* Start *
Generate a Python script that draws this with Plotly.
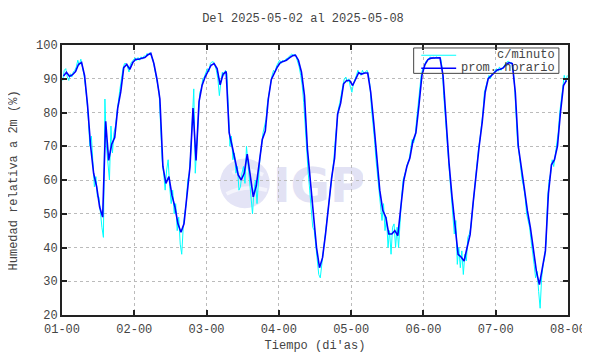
import base64
import plotly.graph_objects as go

# ---- data (hours since 01-00) ----
tick_labels = ["01-00", "02-00", "03-00", "04-00", "05-00", "06-00", "07-00", "08-00"]
tick_hours = [0, 24, 48, 72, 96, 120, 144, 168]
series_names = ["c/minuto", "prom. horario"]

# hourly averages (prom. horario), one value per hour, plotted at mid-hour
hourly_d1 = [90.8, 91.9, 90.7, 91.2, 92.1, 94.3, 94.8, 90.9, 82, 70, 62, 58, 52, 49, 77.4, 65.8, 70.6, 72.6, 81.3, 86.1, 93.3, 94.3, 92.8, 94.8]
hourly_d2 = [95.8, 95.8, 96.1, 96.3, 97.1, 97.5, 94.5, 90, 84, 64, 59, 61, 55.5, 52, 47, 44.5, 47, 56, 64, 81.3, 65.8, 83.2, 88, 90.5]
hourly_d3 = [92.5, 94, 94.5, 93, 88.2, 91.4, 92.1, 74, 70, 66, 61.5, 60, 62, 67.7, 60.5, 55, 58.3, 64.8, 72, 74.5, 84, 89.8, 91.9, 93.5]
hourly_d4 = [94.8, 95.1, 95.5, 96.2, 96.8, 97, 95.5, 92, 85, 69, 58.5, 48, 40, 34, 37, 44, 52.5, 60.5, 66.5, 79.5, 82.7, 88.5, 89.5, 89.5]
hourly_d5 = [88, 89.8, 91.8, 91.4, 91.7, 91.7, 86, 77, 67, 57, 51, 49, 44, 44, 45, 43.5, 52, 60, 64, 66.5, 71.5, 74, 82, 91]
hourly_d6 = [94.2, 95.7, 96.1, 96.2, 96.2, 96.2, 91, 77, 65, 55, 46.5, 38, 37.2, 36, 40, 43.8, 53.2, 62.5, 70, 77, 86, 90, 90.8, 91.8]
hourly_d7 = [92.6, 92.8, 93.2, 94.3, 94.8, 94.5, 86, 70, 63, 57.5, 51, 46, 39.5, 33, 29, 33.5, 39, 56, 64.5, 66, 70, 80, 88, 89.5]

# per-minute series (c/minuto), read at two points per hour
minute_d1 = [89.5, 92.5, 93, 90.5, 89.5, 91.5, 90.5, 92, 92.5, 93.5, 95.5, 94, 95.8, 93.5, 91.5, 88,
             84, 78, 70, 73, 64, 58, 61, 55, 55, 50, 46, 43, 84, 70, 66, 60,
             76, 68, 74, 76, 80, 84, 87, 90, 93, 94.5, 94.5, 93.5, 92, 94.5, 95.2, 95.5]
minute_d2 = [96.2, 95.3, 96.3, 95.5, 96.5, 95.8, 96.8, 96.5, 97.5, 97, 97.8, 96.5, 95.5, 93, 91, 88,
             86, 76, 66, 62, 57, 63, 66, 58, 53, 57, 50, 53, 45, 49, 41, 38,
             46, 50, 53, 60, 62, 68, 78, 87, 62, 70, 80, 86, 87, 90, 90.5, 92]
minute_d3 = [93, 92, 94.5, 95, 95, 94, 92.5, 90, 85, 89, 92, 91, 92.5, 91.5, 79, 70,
             73, 66, 68, 62, 64, 57, 58, 62, 64, 59, 70, 65, 62, 56, 50, 57,
             60, 53, 62, 67, 70, 74, 76, 78, 83, 86, 89, 91, 92.5, 92, 93.8, 94.5]
minute_d4 = [95.5, 94.5, 95.5, 95, 95.8, 96, 96.5, 96.8, 97.3, 97, 97.2, 96.5, 95, 93.5, 91, 88,
             83, 76, 67, 62, 57, 52, 46, 45, 41, 37, 32, 31, 35, 39, 42, 46,
             51, 55, 59, 62, 66, 72, 78, 81, 83, 86, 88, 90, 90.5, 89, 90, 87.5]
minute_d5 = [86, 88.5, 89.5, 91, 92.5, 91.5, 91, 92.5, 91.5, 92, 92.5, 91.2, 88, 81, 77, 72,
             66, 61, 58, 53, 48, 53, 45, 49, 40, 45, 38, 46, 47, 40, 46, 40,
             50, 55, 60, 62, 63, 65, 66, 69, 72, 71, 73, 78, 82, 87, 91, 93]
minute_d6 = [93.5, 95, 95.5, 96.2, 96.5, 96, 96.4, 96, 96.5, 96.2, 96.3, 96, 93, 85, 78, 72,
             67, 61, 56, 50, 44, 48, 35, 40, 34, 39, 32, 38, 36, 43, 44, 46,
             51, 56, 61, 64, 69, 72, 76, 80, 86, 88, 90, 91, 90, 91.5, 91.5, 92.5]
minute_d7 = [93, 92.2, 93.5, 92.5, 93.2, 94, 94.5, 95, 95.2, 94.5, 94.8, 93.5, 88, 78, 71, 68,
             64, 60, 58, 55, 50, 48, 46, 42, 39, 35, 31, 33, 27, 22, 31, 35,
             37, 42, 55, 60, 62, 66, 64, 68, 71, 74, 80, 84, 88, 91, 89, 91]

hourly = hourly_d1 + hourly_d2 + hourly_d3 + hourly_d4 + hourly_d5 + hourly_d6 + hourly_d7
minute = minute_d1 + minute_d2 + minute_d3 + minute_d4 + minute_d5 + minute_d6 + minute_d7
hourly_t = [k + 0.5 for k in range(len(hourly))]
minute_t = [k / 2 + 0.25 for k in range(len(minute))]

MONO = "Liberation Mono, DejaVu Sans Mono, monospace"
TXT = "#444444"
CYAN = "#00ffff"
BLUE = "#0000ff"

fig = go.Figure()
fig.add_trace(go.Scatter(x=minute_t, y=minute, mode="lines",
                         line=dict(color=CYAN, width=1), name=series_names[0], showlegend=False))
fig.add_trace(go.Scatter(x=hourly_t, y=hourly, mode="lines",
                         line=dict(color=BLUE, width=1.6), name=series_names[1], showlegend=False))

# faint IGP watermark
svg = ("<svg xmlns='http://www.w3.org/2000/svg' width='150' height='58'>"
       "<circle cx='27' cy='29' r='26' fill='#e4e4f6'/>"
       "<path d='M8 40 Q27 30 50 36' stroke='#f4f4fc' stroke-width='4' fill='none'/>"
       "<path d='M14 18 Q30 12 46 20' stroke='#f4f4fc' stroke-width='4' fill='none'/>"
       "<text x='56' y='49' font-family='DejaVu Sans' font-weight='bold' font-size='50' fill='#e2e2f4'>IGP</text>"
       "</svg>")
src = "data:image/svg+xml;base64," + base64.b64encode(svg.encode()).decode()
fig.add_layout_image(dict(source=src, xref="paper", yref="paper", x=0.31, y=0.59,
                          sizex=0.285, sizey=0.205, xanchor="left", yanchor="top",
                          sizing="stretch", layer="below", opacity=1))

# legend box (gnuplot style: sample on the left, right-aligned label)
fig.add_shape(type="rect", xref="paper", yref="paper", x0=0.695, x1=0.982, y0=0.895, y1=0.989,
              line=dict(color="#444444", width=1), fillcolor="rgba(0,0,0,0)")
legend_rows = [(0.962, CYAN, 1), (0.914, BLUE, 1.6)]
for (yy, col, w), nm in zip(legend_rows, series_names):
    fig.add_shape(type="line", xref="paper", yref="paper", x0=0.710, x1=0.779, y0=yy, y1=yy,
                  line=dict(color=col, width=w))
    fig.add_annotation(xref="paper", yref="paper", x=0.979, y=yy, xanchor="right", yanchor="middle",
                       text=nm, showarrow=False, font=dict(family=MONO, size=12, color=TXT))

# y-axis title placed like the reference (further left)
fig.add_annotation(xref="paper", yref="paper", x=-0.094, y=0.5, xanchor="center", yanchor="middle",
                   text="Humedad relativa a 2m (%)", textangle=-90, showarrow=False,
                   font=dict(family=MONO, size=12, color=TXT))

axis_common = dict(showline=True, linecolor="#222222", linewidth=2, mirror="ticks",
                   ticks="inside", ticklen=5, tickcolor="#222222", tickwidth=1.5,
                   showgrid=True, gridcolor="#bbbbbb", griddash="dot", gridwidth=1,
                   zeroline=False, tickfont=dict(family=MONO, size=12, color=TXT))

fig.update_xaxes(range=[0, 168], tickvals=tick_hours, ticktext=tick_labels, ticklabelstandoff=2,
                 title=dict(text="Tiempo (di'as)", font=dict(family=MONO, size=12, color=TXT), standoff=4),
                 **axis_common)
fig.update_yaxes(range=[20, 100], dtick=10, **axis_common)

fig.update_layout(
    width=590, height=354,
    margin=dict(l=54, r=25, t=37, b=40),
    paper_bgcolor="white", plot_bgcolor="white",
    title=dict(text="Del 2025-05-02 al 2025-05-08", x=0.5, xanchor="center", y=0.972, yanchor="middle",
               font=dict(family=MONO, size=12, color=TXT)),
    showlegend=False,
)

fig.write_html("out.html")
* End *
● Set task
Write out each line of the listing above, exactly, from its first line to the line holding "80, 88, 89.5]", inclusive. Skip the pictures.

● Written answer
Generate a Python script that draws this with Plotly.
import base64
import plotly.graph_objects as go

# ---- data (hours since 01-00) ----
tick_labels = ["01-00", "02-00", "03-00", "04-00", "05-00", "06-00", "07-00", "08-00"]
tick_hours = [0, 24, 48, 72, 96, 120, 144, 168]
series_names = ["c/minuto", "prom. horario"]

# hourly averages (prom. horario), one value per hour, plotted at mid-hour
hourly_d1 = [90.8, 91.9, 90.7, 91.2, 92.1, 94.3, 94.8, 90.9, 82, 70, 62, 58, 52, 49, 77.4, 65.8, 70.6, 72.6, 81.3, 86.1, 93.3, 94.3, 92.8, 94.8]
hourly_d2 = [95.8, 95.8, 96.1, 96.3, 97.1, 97.5, 94.5, 90, 84, 64, 59, 61, 55.5, 52, 47, 44.5, 47, 56, 64, 81.3, 65.8, 83.2, 88, 90.5]
hourly_d3 = [92.5, 94, 94.5, 93, 88.2, 91.4, 92.1, 74, 70, 66, 61.5, 60, 62, 67.7, 60.5, 55, 58.3, 64.8, 72, 74.5, 84, 89.8, 91.9, 93.5]
hourly_d4 = [94.8, 95.1, 95.5, 96.2, 96.8, 97, 95.5, 92, 85, 69, 58.5, 48, 40, 34, 37, 44, 52.5, 60.5, 66.5, 79.5, 82.7, 88.5, 89.5, 89.5]
hourly_d5 = [88, 89.8, 91.8, 91.4, 91.7, 91.7, 86, 77, 67, 57, 51, 49, 44, 44, 45, 43.5, 52, 60, 64, 66.5, 71.5, 74, 82, 91]
hourly_d6 = [94.2, 95.7, 96.1, 96.2, 96.2, 96.2, 91, 77, 65, 55, 46.5, 38, 37.2, 36, 40, 43.8, 53.2, 62.5, 70, 77, 86, 90, 90.8, 91.8]
hourly_d7 = [92.6, 92.8, 93.2, 94.3, 94.8, 94.5, 86, 70, 63, 57.5, 51, 46, 39.5, 33, 29, 33.5, 39, 56, 64.5, 66, 70, 80, 88, 89.5]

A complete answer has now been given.